Dataset excerpt
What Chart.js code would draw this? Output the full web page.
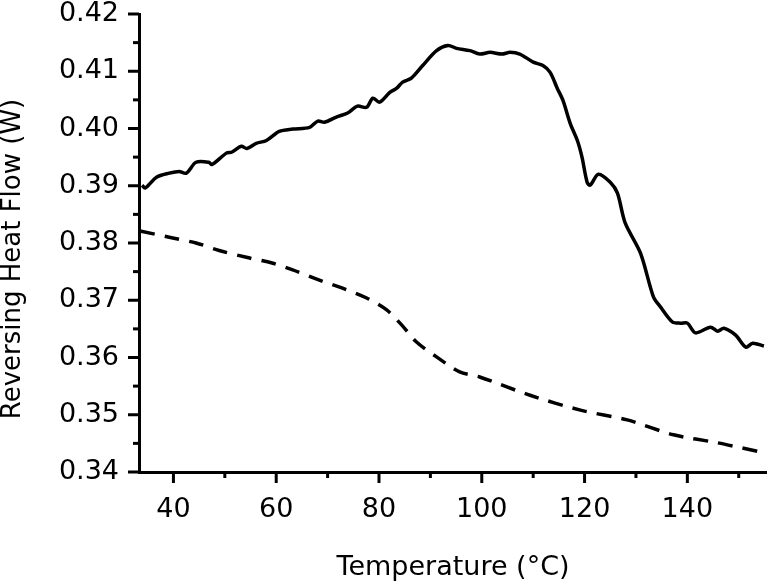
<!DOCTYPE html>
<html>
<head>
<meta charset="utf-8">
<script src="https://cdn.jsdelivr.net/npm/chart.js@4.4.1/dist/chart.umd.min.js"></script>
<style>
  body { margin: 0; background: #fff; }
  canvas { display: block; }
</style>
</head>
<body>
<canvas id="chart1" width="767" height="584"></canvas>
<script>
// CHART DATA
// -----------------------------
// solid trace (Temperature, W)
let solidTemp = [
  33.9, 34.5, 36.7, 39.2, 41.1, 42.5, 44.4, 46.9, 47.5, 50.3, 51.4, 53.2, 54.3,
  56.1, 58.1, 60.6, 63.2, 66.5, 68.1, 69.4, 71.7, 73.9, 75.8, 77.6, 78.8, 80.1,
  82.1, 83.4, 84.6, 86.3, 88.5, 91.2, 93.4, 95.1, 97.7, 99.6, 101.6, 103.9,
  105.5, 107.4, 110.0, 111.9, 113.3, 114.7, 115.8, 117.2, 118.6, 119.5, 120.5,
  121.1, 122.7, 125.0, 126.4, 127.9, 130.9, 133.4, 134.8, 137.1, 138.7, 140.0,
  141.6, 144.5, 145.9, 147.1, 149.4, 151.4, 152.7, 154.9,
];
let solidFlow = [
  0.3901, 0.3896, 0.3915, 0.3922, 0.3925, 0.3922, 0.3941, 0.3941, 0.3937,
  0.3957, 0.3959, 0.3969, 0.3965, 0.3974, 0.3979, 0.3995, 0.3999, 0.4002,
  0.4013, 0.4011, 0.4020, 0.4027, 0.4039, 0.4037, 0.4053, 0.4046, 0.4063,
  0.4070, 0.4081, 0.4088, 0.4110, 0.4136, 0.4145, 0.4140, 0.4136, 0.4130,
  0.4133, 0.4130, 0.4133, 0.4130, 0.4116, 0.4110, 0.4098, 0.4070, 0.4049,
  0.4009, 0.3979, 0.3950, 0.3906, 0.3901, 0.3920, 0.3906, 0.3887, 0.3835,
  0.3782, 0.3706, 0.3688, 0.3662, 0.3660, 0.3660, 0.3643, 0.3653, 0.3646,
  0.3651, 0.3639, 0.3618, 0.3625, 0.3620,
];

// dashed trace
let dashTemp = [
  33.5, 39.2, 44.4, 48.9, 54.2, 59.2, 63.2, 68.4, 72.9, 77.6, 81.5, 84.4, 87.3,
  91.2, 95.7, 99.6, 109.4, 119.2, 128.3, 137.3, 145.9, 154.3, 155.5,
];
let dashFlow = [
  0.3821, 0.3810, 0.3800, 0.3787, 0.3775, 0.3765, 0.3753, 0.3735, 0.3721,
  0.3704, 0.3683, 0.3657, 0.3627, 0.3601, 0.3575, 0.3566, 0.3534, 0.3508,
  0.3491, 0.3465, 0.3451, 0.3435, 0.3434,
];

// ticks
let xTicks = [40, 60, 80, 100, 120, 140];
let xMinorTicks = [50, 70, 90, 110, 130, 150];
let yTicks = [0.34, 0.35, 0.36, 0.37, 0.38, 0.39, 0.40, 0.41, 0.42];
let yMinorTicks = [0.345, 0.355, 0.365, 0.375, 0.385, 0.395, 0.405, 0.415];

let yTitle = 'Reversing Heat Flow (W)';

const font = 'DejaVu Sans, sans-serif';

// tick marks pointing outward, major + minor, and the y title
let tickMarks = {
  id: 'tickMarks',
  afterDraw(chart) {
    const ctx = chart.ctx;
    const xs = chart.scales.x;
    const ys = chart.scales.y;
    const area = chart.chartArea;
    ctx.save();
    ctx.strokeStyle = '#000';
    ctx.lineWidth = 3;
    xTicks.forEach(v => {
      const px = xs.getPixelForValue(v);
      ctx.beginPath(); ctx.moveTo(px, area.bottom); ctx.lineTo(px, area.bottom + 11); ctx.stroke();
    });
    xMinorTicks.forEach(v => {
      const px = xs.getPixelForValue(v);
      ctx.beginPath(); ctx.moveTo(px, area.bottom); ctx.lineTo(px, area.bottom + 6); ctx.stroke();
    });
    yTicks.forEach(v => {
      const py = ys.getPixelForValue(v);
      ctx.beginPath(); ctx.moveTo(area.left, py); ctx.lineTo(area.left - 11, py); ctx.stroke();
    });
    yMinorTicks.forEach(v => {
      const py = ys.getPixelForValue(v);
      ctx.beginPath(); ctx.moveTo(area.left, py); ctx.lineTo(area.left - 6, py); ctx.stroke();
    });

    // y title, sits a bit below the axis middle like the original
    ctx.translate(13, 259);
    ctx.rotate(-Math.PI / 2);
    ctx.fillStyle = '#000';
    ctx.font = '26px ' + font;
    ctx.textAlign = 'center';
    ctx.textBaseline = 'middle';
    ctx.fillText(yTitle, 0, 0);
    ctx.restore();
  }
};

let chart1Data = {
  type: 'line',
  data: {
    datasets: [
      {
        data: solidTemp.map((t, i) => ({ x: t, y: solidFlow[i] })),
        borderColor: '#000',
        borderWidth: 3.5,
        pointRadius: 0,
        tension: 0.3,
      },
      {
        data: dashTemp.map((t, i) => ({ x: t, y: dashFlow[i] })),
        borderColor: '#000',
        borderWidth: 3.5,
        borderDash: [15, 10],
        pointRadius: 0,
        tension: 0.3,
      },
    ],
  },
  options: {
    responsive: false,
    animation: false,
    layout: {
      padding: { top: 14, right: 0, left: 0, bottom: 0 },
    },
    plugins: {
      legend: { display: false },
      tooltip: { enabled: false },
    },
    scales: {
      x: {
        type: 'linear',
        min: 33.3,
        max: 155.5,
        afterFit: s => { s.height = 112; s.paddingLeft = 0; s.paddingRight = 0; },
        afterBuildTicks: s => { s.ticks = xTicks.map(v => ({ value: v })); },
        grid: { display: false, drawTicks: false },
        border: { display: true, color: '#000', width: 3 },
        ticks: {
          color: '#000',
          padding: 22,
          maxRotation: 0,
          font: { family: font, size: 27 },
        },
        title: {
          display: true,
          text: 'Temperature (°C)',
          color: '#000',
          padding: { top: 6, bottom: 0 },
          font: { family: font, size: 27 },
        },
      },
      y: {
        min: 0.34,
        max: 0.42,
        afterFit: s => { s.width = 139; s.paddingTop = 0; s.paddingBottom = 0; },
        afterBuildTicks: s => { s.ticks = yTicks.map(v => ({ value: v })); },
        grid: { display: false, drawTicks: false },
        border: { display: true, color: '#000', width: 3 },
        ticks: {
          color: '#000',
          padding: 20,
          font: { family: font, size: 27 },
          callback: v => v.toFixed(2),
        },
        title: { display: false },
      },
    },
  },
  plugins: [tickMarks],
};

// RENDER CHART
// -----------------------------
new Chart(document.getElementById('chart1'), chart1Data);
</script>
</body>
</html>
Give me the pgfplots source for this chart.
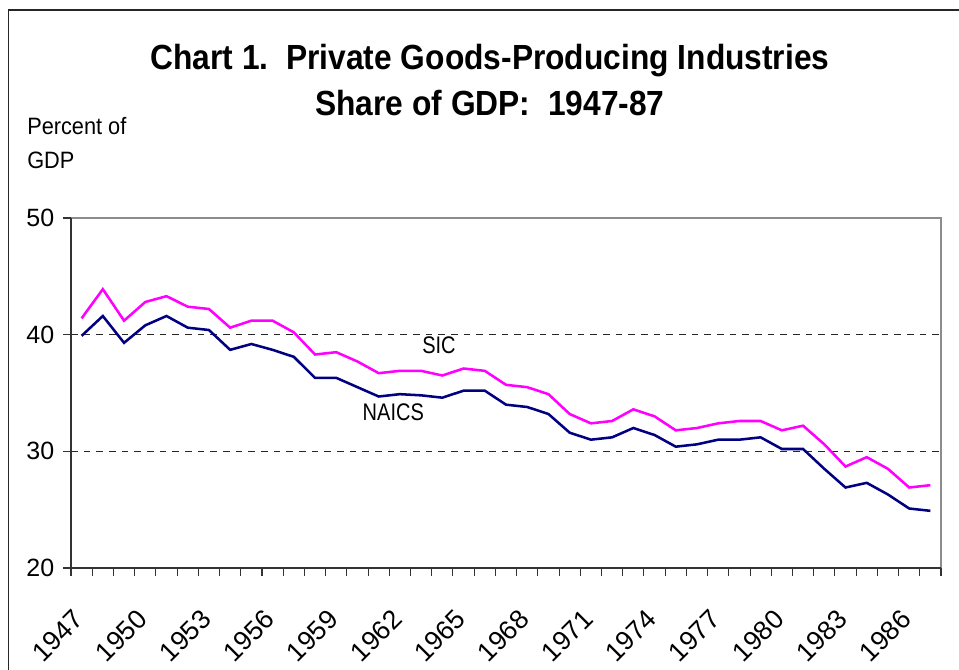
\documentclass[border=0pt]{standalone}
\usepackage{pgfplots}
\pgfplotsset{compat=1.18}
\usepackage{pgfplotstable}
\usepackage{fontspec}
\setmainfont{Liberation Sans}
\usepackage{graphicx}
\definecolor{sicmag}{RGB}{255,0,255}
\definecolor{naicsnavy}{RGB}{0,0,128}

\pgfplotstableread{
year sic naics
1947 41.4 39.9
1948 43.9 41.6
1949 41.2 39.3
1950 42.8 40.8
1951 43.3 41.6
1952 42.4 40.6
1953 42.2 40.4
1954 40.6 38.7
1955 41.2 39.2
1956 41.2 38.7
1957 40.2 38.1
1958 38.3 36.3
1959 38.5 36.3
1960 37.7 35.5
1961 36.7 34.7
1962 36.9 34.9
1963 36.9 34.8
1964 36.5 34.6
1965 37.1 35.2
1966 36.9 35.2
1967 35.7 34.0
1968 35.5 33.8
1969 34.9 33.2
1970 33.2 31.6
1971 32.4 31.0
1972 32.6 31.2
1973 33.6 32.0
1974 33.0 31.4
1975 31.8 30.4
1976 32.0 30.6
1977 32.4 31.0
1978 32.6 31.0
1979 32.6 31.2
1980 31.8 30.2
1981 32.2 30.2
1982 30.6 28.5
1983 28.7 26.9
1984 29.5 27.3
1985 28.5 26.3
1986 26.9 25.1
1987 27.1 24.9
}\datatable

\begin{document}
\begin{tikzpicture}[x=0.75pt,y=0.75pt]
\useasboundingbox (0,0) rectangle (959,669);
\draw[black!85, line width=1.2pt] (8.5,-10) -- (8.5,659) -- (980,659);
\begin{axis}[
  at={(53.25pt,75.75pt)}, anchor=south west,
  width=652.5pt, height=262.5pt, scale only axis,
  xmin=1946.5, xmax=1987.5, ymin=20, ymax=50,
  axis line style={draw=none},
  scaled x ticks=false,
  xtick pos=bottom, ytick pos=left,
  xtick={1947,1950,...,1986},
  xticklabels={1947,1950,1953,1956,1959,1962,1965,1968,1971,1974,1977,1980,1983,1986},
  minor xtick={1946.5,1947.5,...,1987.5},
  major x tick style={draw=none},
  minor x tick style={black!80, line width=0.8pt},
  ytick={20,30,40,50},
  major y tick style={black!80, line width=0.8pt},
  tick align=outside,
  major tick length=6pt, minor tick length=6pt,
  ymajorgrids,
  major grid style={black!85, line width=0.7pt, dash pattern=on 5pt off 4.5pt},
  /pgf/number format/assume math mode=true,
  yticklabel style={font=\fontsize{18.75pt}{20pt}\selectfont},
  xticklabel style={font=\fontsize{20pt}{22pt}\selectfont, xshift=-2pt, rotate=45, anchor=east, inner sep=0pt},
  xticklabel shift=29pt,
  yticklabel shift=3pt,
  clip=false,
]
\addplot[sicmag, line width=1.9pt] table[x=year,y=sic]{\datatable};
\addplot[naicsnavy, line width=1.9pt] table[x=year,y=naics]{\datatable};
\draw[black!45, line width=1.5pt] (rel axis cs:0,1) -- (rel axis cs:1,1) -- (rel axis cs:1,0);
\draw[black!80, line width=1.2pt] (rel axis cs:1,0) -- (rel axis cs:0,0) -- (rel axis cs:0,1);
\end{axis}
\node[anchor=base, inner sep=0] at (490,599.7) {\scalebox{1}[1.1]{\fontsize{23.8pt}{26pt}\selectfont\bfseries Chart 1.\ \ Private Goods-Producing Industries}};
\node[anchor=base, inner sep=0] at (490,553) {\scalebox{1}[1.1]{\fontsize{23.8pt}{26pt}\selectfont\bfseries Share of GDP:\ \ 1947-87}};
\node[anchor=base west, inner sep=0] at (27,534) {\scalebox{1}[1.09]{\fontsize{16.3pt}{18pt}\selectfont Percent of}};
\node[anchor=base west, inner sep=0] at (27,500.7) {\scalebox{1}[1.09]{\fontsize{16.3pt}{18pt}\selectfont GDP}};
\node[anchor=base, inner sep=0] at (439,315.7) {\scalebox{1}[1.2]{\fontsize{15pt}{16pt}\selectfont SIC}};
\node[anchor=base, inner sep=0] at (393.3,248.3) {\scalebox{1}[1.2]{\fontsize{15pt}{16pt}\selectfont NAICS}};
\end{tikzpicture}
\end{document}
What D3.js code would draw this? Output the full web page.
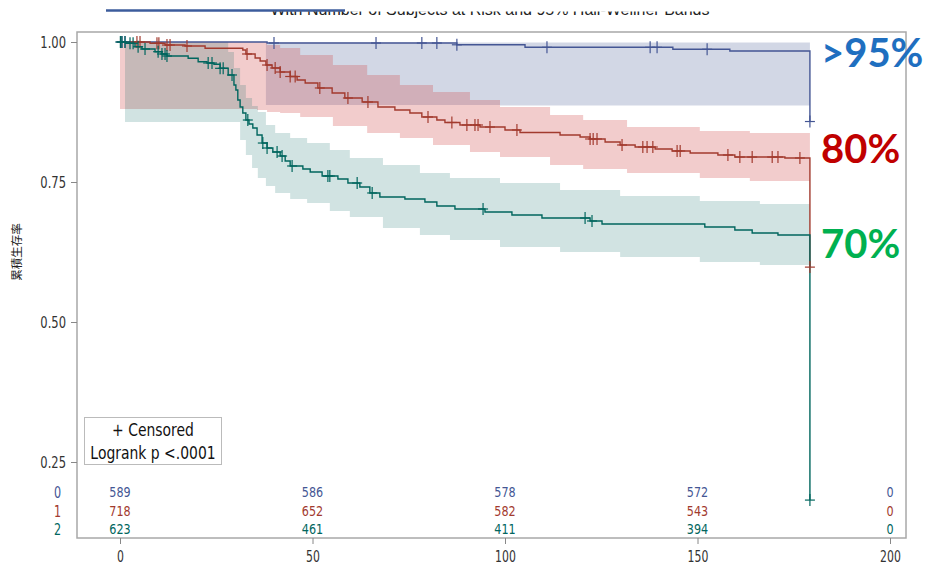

» **Problem requirements**: Copy each line from the data above that includes "Output".

» **Reply to the task**:
What Chart.js code would draw this? Output the full web page.
What D3.js code would draw this? Output the full web page.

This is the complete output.